The developer should add a timeRegexp expression of the form:

"S2_NDVI_(?<start>\d{8}T\d{4})_(?<end>\d{8}T\d{4}).tif" 

so that the platform will be able to extract from the file name and parse the two corresponding timestamps (in this case, dates with a time) to represent the product start and end time.

 

3.3.6 The platform behaviour for output

The EO4SD Lab platform will behave as follows with respect to service outputs:

  1. If a folder with the same name as an output id is defined inside the /home/worker/workDir/outDir folder, the content of that folder is saved as the service output for that id.
  2. If a file inside the folder is of a type supported by the geometry extractor, geometry information are saved as part of the output metadata.
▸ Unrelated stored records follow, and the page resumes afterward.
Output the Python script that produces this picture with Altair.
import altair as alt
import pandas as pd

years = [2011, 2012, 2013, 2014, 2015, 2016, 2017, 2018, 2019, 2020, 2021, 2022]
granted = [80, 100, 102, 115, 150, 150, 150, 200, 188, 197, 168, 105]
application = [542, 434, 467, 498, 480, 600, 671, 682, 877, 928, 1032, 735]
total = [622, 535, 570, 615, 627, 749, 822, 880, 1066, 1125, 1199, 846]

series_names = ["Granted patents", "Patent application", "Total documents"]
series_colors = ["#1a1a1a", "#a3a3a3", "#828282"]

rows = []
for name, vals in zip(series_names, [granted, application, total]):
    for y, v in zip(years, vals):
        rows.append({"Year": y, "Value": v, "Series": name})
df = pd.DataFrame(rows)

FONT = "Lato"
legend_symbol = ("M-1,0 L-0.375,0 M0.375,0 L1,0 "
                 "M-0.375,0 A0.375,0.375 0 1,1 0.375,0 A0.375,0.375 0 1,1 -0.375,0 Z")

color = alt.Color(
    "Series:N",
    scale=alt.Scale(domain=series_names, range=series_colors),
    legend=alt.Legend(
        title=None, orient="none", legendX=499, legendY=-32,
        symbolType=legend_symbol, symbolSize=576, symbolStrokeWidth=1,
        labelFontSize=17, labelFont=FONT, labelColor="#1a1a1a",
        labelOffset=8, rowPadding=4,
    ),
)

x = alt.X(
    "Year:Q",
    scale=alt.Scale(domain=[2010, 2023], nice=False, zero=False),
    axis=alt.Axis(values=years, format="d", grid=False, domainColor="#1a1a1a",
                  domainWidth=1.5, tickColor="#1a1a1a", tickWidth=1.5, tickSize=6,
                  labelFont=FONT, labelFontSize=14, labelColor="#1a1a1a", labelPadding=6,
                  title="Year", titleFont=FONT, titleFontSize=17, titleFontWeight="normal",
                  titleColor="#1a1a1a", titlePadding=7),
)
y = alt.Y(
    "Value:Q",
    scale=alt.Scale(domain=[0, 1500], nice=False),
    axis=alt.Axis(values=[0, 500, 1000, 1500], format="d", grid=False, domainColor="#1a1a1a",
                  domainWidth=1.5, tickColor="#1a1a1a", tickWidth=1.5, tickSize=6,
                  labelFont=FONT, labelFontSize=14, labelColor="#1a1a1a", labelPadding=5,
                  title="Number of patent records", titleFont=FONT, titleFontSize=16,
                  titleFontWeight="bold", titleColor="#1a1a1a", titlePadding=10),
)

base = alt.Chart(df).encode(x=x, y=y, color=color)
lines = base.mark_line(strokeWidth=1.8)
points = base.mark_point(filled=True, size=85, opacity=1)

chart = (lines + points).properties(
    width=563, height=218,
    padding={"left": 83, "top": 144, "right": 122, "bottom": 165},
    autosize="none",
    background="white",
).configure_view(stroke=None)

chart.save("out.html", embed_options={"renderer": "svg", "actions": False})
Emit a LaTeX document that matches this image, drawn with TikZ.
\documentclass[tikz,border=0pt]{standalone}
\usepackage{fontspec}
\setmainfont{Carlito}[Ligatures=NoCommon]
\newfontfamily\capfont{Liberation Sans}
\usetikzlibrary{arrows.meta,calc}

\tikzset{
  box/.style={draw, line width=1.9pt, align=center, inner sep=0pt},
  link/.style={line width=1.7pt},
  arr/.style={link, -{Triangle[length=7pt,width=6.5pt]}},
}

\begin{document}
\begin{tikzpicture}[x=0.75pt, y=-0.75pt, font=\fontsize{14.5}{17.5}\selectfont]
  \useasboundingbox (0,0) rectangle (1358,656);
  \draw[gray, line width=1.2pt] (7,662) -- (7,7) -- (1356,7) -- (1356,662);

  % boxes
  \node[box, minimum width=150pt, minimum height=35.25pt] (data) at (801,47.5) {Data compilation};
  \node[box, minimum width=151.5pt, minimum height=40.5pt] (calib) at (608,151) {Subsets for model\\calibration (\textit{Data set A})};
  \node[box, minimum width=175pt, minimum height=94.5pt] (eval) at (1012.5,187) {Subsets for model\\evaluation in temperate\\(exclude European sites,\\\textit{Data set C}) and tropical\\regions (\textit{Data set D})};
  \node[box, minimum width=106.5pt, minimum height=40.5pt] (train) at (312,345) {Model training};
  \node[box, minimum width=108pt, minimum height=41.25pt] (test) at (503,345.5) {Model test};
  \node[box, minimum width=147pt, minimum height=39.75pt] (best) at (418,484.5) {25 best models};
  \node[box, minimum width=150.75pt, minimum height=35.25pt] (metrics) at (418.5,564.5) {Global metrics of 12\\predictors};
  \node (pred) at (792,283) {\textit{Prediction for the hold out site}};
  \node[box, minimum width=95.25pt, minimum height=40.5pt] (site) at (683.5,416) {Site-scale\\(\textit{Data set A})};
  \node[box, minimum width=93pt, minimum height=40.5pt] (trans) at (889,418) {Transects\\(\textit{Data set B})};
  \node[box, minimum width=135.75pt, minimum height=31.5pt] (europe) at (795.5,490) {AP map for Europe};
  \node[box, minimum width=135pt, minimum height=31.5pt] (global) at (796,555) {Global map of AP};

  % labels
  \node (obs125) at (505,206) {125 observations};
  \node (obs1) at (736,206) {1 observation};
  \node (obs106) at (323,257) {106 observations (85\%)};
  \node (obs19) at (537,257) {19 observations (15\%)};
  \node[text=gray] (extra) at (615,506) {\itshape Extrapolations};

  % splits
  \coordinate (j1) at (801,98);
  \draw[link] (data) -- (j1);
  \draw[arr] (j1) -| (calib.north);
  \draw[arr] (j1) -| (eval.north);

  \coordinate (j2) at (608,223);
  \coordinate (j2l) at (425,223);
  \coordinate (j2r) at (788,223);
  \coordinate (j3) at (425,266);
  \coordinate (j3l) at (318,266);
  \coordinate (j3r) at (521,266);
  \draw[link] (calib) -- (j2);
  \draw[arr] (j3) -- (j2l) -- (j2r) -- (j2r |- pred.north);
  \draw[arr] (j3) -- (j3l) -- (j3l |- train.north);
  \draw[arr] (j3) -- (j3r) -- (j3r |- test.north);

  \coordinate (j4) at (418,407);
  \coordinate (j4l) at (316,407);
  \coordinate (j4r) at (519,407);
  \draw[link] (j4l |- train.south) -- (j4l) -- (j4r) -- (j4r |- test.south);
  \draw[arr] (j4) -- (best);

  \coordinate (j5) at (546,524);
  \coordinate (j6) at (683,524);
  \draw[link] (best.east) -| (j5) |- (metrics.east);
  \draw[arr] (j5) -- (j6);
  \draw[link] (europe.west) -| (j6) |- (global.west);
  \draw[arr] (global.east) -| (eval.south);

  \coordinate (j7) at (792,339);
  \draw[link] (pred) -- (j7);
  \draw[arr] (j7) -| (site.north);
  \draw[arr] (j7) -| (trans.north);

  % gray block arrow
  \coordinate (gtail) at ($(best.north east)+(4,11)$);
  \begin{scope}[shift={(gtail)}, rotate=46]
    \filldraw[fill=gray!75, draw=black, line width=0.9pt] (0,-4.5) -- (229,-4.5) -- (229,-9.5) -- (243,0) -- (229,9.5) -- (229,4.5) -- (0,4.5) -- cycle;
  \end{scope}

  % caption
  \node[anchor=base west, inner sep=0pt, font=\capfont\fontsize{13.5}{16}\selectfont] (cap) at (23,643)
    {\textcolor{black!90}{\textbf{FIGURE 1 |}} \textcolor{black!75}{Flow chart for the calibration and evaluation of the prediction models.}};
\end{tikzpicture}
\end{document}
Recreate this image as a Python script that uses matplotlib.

Currently, the supported file type is GeoTiff.
  3. If a time regular expression is defined for that output, the start and/or end timestamps are extracted from the file name and saved as part of the output metadata.

3.3.7 The User Mounts Tab

The platform allows to mount folders containing existing data inside the service containers. This mechanism can be used to provide folders with auxiliary data to the processor. At the current stage, to request the availability of a folder with some data, the developer has to contact the platform support to set up the data that must be provided inside that folder. Once the mount has been defined, the developer can define autonomously in which container folder this content has to be mounted.

3.3.8 The Container Build

The container build widget informs the developer about the status of the service Docker image. The following statuses are defined:

  • Build required: The service Docker image has never been built or the service files have been modified after the last build. In this case, the developer can launch a new build by clicking on the wrench icon.
  • Build running: The last build launched by the developer is still running.
  • Build completed: The last build has been completed and the service files are in sync with it.